A box camera is a simple type of camera, the most common form being a cardboard or plastic box with a lens in one end and film at the other. They were sold in large numbers from the late 19th until the middle 20th centuries. The lenses are often single element designs meniscus fixed focus lens, or in better quality box cameras a doublet lens with minimal (if any) possible adjustments to the aperture or shutter speeds. Because of the inability to adjust focus, the small lens aperture and the low sensitivity of the sensitive materials available, these cameras work best in brightly lit day-lit scenes when the subject is within the hyperfocal distance for the lens and of subjects that move little during the exposure. Eventually, box cameras with photographic flash, shutter and aperture adjustment were introduced, allowing indoor photos.

== Purpose ==
The Kodak camera introduced in 1888 was the first box camera to become widely adopted by the public and its design became the archetype for box camera designs introduced by many different manufacturers. The use of flexible roll film meant that the cameras were light and portable and could be used without the encumbrance of tripods and the attendant difficulty of using glass photographic plates which were typical of professional cameras. Before the introduction of the Kodak, photographers were responsible for making their own arrangements for the development and printing of their pictures. The first Kodak came pre-loaded with film and the customer returned the camera to Kodak for processing and to be reloaded with film for the customer. In 1900, a Yale plate box camera cost US$2 (about $ in dollars). and a Kodak rollfilm box sold for US$1 (about $ in dollars)

== Typical box cameras ==
- Kodak introduced in May 1888 the first commercially successful box camera for roll film with 100 exposures — the advertising slogan being You press the button – we do the rest.
- The Kodak Brownie, a long lasting series of classical box cameras using roll film.
- The Ansco Panda was designed to compete directly with the Brownies. It used 620 film.
- The Kodak Instamatic using 126 film, later 110 film.
- The modern disposable camera using 135 film.
- The Zeiss Ikon Box-Tengor for roll film.

== Other box cameras ==
Although many cameras of the mid nineteenth century were wooden and "boxy" in appearance with a brass fitted lens on the front they should not be confused with the mass-produced box cameras that exploded in popularity after the introduction of the first Kodak.

===Le Phoebus 1870===
The "Le Phoebus" camera was typical, it was built of mahogany wood with a brass mounted lens in a rack-and-pinion focuser to adjust the projected image sharply onto a ground glass at the back. Most cameras like this used glass plates. The lens did not come equipped with a shutter; instead, the lenscap was removed and replaced to control the exposure time.
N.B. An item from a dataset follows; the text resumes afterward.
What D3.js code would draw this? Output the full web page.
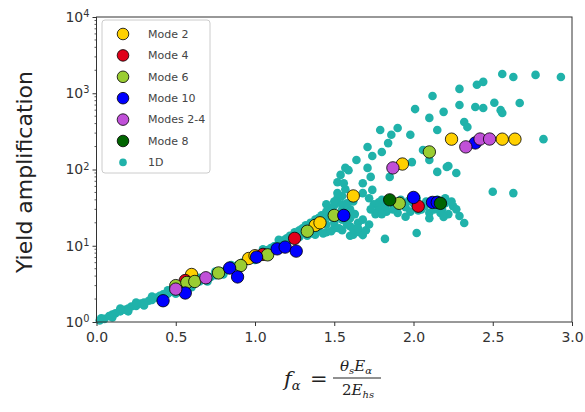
<!DOCTYPE html>
<html><head><meta charset="utf-8">
<script src="https://cdn.jsdelivr.net/npm/d3@7"></script>
<style>body{margin:0;background:#fff}svg{display:block;font-family:"DejaVu Sans",sans-serif}</style>
</head><body><svg id="c" width="585" height="412"></svg>
<script>
// ---- data ----
const seriesNames = ["Mode 2","Mode 4","Mode 6","Mode 10","Modes 2-4","Mode 8","1D"];
const seriesColors = ["#ffd000","#e0001a","#9acd32","#0000ff","#c050d8","#006400","#20b2aa"];
const xTicks = [0,0.5,1.0,1.5,2.0,2.5,3.0];
const yTicks = [1,10,100,1000,10000];

const mode2 = [[0.6,4.2],[0.96,6.8],[1.0,7.4],[1.38,18.5],[1.41,20],[1.62,45],[1.93,118],[2.24,250],[2.56,250],[2.64,250]];
const mode4 = [[0.56,3.5],[1.05,7.7],[1.25,12.5],[2.03,33]];
const mode6 = [[0.5,3.0],[0.57,3.3],[0.62,3.4],[0.77,4.4],[0.91,5.5],[1.08,7.6],[1.33,15.5],[1.5,25],[1.91,36],[2.1,170]];
const mode10 = [[0.42,1.9],[0.56,2.4],[0.84,5.1],[0.89,3.9],[1.01,7.1],[1.14,9.1],[1.19,9.6],[1.26,8.5],[1.56,25],[2.0,43],[2.12,37],[2.15,37],[2.39,223]];
const modes24 = [[0.5,2.7],[0.69,3.8],[1.87,105],[2.33,198],[2.42,251],[2.48,251]];
const mode8 = [[1.85,40],[2.17,36]];
const oneD = [
 [0.02,1.05],[0.03,1.12],[0.05,1.10],[0.08,1.2],[0.1,1.25],[0.12,1.3],[0.15,1.38],[0.18,1.45],[0.2,1.5],[0.22,1.6],
 [0.25,1.62],[0.28,1.75],[0.3,1.8],[0.33,1.9],[0.35,1.95],[0.38,2.1],[0.4,2.2],[0.42,2.3],[0.45,2.35],[0.48,2.5],
 [0.5,2.6],[0.52,2.75],[0.55,2.85],[0.58,3.0],[0.6,3.15],[0.62,3.3],[0.65,3.4],[0.68,3.6],[0.7,3.8],[0.72,3.9],
 [0.75,4.1],[0.78,4.4],[0.8,4.6],[0.82,4.8],[0.85,5.1],[0.88,5.4],[0.9,5.7],[0.92,6.0],[0.95,6.3],[0.98,6.8],
 [1.0,7.2],[1.02,7.6],[1.05,8.2],[1.08,8.8],[1.1,9.3],[1.12,9.8],[1.15,10.8],[1.18,11.8],[1.2,12.5],[1.22,13.5],
 [1.25,15],[1.28,16],[1.3,17],[1.32,18.5],[1.35,20],[1.38,22],[1.4,23],[1.42,25],[1.45,28],[1.48,31],[1.5,34],[1.52,37],
 [0.1,1.15],[0.2,1.38],[0.3,1.65],[0.4,2.0],[0.5,2.35],[0.6,2.85],[0.7,3.4],[0.8,4.2],[0.9,5.1],[1.0,6.5],[1.1,8.3],[1.2,11],
 [0.15,1.5],[0.25,1.8],[0.35,2.15],[0.45,2.6],[0.55,3.1],[0.65,3.8],[0.75,4.6],[0.85,5.6],[0.95,7.0],[1.05,9.0],[1.15,12],
 [1.3,15],[1.35,14.5],[1.4,16],[1.45,15],[1.5,17],[1.55,16],[1.6,18],[1.62,14],[1.65,20],[1.6,23],[1.55,22],[1.5,20],
 [1.45,19],[1.4,20],[1.35,18],[1.58,28],[1.63,26],[1.66,15],[1.68,22],[1.68,13.8],[1.6,13.5],[1.55,30],[1.52,42],
 [1.28,13],[1.33,13.5],[1.38,14],[1.43,14.5],[1.48,15.5],[1.53,17],[1.58,19],[1.62,16.5],[1.47,24],[1.43,22],[1.52,26],
 [1.57,24],[1.6,30],[1.65,17],[1.7,16],[1.72,19],[1.45,35],[1.5,38],[1.55,35],[1.58,36],[1.62,38],[1.55,45],[1.57,55],
 [1.75,35],[1.78,30],[1.8,40],[1.83,28],[1.85,38],[1.88,33],[1.9,27],[1.92,40],[1.95,32],[1.98,28],[2.0,36],[2.02,42],
 [2.05,30],[2.08,38],[2.1,27],[2.12,34],[2.15,40],[2.18,30],[2.2,36],[2.22,26],[2.25,33],[1.72,42],[1.76,26],[1.95,24],[2.1,23],
 [1.78,37],[1.82,33],[1.87,30],[1.93,36],[1.97,39],[2.03,29],[2.07,33],[2.13,30],[2.17,27],[2.2,42],[2.24,38],[2.27,30],[1.73,30],[1.8,26],
 [1.82,12.3],[2.02,14.7],[2.19,23.8],[2.29,24.6],[2.32,19.9],[2.5,51],[2.63,49],
 [2.56,1790],[2.63,1630],[2.77,1740],[2.93,1630],[2.44,1410],[2.4,1290],[2.29,1140],[2.12,920],[2.01,620],[2.19,570],
 [2.29,700],[2.39,660],[2.44,640],[2.51,750],[2.55,600],[2.56,550],[2.67,745],[2.1,475],[2.32,420],[2.34,360],[2.15,330],
 [2.82,250],[1.9,350],[1.98,285],[1.79,330],[1.86,285],[1.84,222],[1.71,197],[1.8,170],[1.74,150],[1.64,133],[1.57,105],
 [2.06,180],[2.1,133],[2.15,93],[2.22,111],[2.27,90],[1.52,68],[1.54,85],[1.68,66],[1.73,80],[1.68,49],[1.74,54],[1.52,49],
 [1.85,80],[1.86,108],[1.99,125],[2.21,108],[1.59,98],[1.71,105],[1.56,66]
];
const seriesData = [mode2,mode4,mode6,mode10,modes24,mode8];

// ---- chart ----
const svg = d3.select("#c");
const x = d3.scaleLinear().domain([0,3]).range([96.5,572]);
const y = d3.scaleLog().domain([1,10000]).range([322,17]);

// 1D points
svg.append("g").selectAll("circle").data(oneD).join("circle")
  .attr("cx",d=>x(d[0])).attr("cy",d=>y(d[1])).attr("r",4.3)
  .attr("fill",seriesColors[6]);

// mode points
seriesData.forEach((arr,i)=>{
  svg.append("g").selectAll("circle").data(arr).join("circle")
    .attr("cx",d=>x(d[0])).attr("cy",d=>y(d[1])).attr("r",6.2)
    .attr("fill",seriesColors[i]).attr("stroke","#000").attr("stroke-width",0.8);
});

// axes
const fs = 14;
const gx = svg.append("g").attr("transform","translate(0,322)")
  .call(d3.axisBottom(x).tickValues(xTicks).tickFormat(d3.format(".1f")).tickSizeOuter(0).tickSize(4));
gx.select(".domain").remove();
gx.selectAll("text").attr("font-size",fs).attr("fill","#333").attr("dy","0.95em").attr("font-family","DejaVu Sans");
gx.selectAll("line").attr("stroke","#333");

const gy = svg.append("g").attr("transform","translate(96.5,0)")
  .call(d3.axisLeft(y).tickValues(yTicks).tickFormat("").tickSizeOuter(0).tickSize(4));
gy.select(".domain").remove();
gy.selectAll("line").attr("stroke","#333");
gy.selectAll(".tick").append("text").attr("x",-7).attr("dy","0.32em")
  .attr("text-anchor","end").attr("font-size",fs).attr("fill","#333").attr("font-family","DejaVu Sans")
  .each(function(d){
    const t=d3.select(this);
    t.append("tspan").text("10");
    t.append("tspan").attr("dy","-0.5em").attr("font-size",fs*0.7).text(Math.round(Math.log10(d)));
  });
// minor ticks
const minor=[];
for(let e=0;e<4;e++) for(let k=2;k<10;k++) minor.push(k*Math.pow(10,e));
svg.append("g").selectAll("line").data(minor).join("line")
  .attr("x1",96.5).attr("x2",94.5).attr("y1",d=>y(d)).attr("y2",d=>y(d)).attr("stroke","#333").attr("stroke-width",0.8);

// frame
svg.append("rect").attr("x",96.5).attr("y",17).attr("width",572-96.5).attr("height",322-17)
  .attr("fill","none").attr("stroke","#333").attr("stroke-width",1);

// y label
svg.append("text").attr("transform","translate(32,172) rotate(-90)").attr("text-anchor","middle")
  .attr("font-size",22).attr("fill","#222").text("Yield amplification");

// x label (math)
const xl = svg.append("g").attr("font-family","DejaVu Serif").attr("fill","#222");
const fx = xl.append("text").attr("x",284).attr("y",386).attr("font-size",21).attr("font-style","italic");
fx.append("tspan").text("f");
fx.append("tspan").attr("dy",4).attr("font-size",13).text("α");
xl.append("text").attr("x",310).attr("y",386).attr("font-size",21).text("=");
const num = xl.append("text").attr("x",356).attr("y",371).attr("text-anchor","middle").attr("font-size",15).attr("font-style","italic");
num.append("tspan").text("θ");
num.append("tspan").attr("dy",3).attr("font-size",10).text("s");
num.append("tspan").attr("dy",-3).text("E");
num.append("tspan").attr("dy",3).attr("font-size",10).text("α");
xl.append("line").attr("x1",333).attr("x2",381).attr("y1",378).attr("y2",378).attr("stroke","#222").attr("stroke-width",1);
const den = xl.append("text").attr("x",358).attr("y",395).attr("text-anchor","middle").attr("font-size",15).attr("font-style","italic");
den.append("tspan").attr("font-style","normal").text("2");
den.append("tspan").text("E");
den.append("tspan").attr("dy",3).attr("font-size",10).text("hs");

// legend
const lg = svg.append("g");
lg.append("rect").attr("x",102).attr("y",20).attr("width",108).attr("height",153).attr("rx",3)
  .attr("fill","#fff").attr("fill-opacity",0.8).attr("stroke","#ccc");
seriesNames.forEach((n,i)=>{
  const yy = 34 + i*21.4;
  lg.append("circle").attr("cx",123).attr("cy",yy).attr("r",i===6?3.8:5.8)
    .attr("fill",seriesColors[i]).attr("stroke",i===6?"none":"#000").attr("stroke-width",0.8);
  lg.append("text").attr("x",148).attr("y",yy).attr("dy","0.35em").attr("font-size",11).attr("fill","#444").text(n);
});
</script></body></html>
===Pocket Kodak 1895–1896===
Pocket Kodaks were small (2+3/16 × 3 × 4 in) and lightweight (6 oz), and took roughly 2 in exposures on 102 size rollfilm. This camera had a new feature, a small view box that told how many exposures of film were left. They were first available in 1895 with either black or red leather covering.

===Crown Camera 1896===
Patent GB189602965 was granted on February 10, 1896 to Thomas Peter Bethell of Crown Works, Boundary Place, Liverpool for a "simple construction of camera to be made of cardboard of metal, or a combination of both". The Crown Camera had a quarter-plate cardboard-body with two waist level finders, cardboard rubber-band powered shutter, four-position rotary stops marked 1 2 3 4, a single meniscus lens, removable ground glass screen, rear sliding sheath and leather carrying strap.

===le Papillon 1905–1908===
Meaning "the butterfly," le Papillon was a small French stereo camera which made 45 × 107 mm stereoscopic images on glass plates in single plateholders.

===No. 00 Cartridge Premo Camera, 1916–1922===
The No. 00 Cartridge Premo was Kodak's smallest box camera ever. It was only 2+1/2 in tall. It uses a simple rotary shutter with meniscus lens, and does not have a viewfinder. The photographer must use the leatherette covering to attempt to see the subject of the photograph.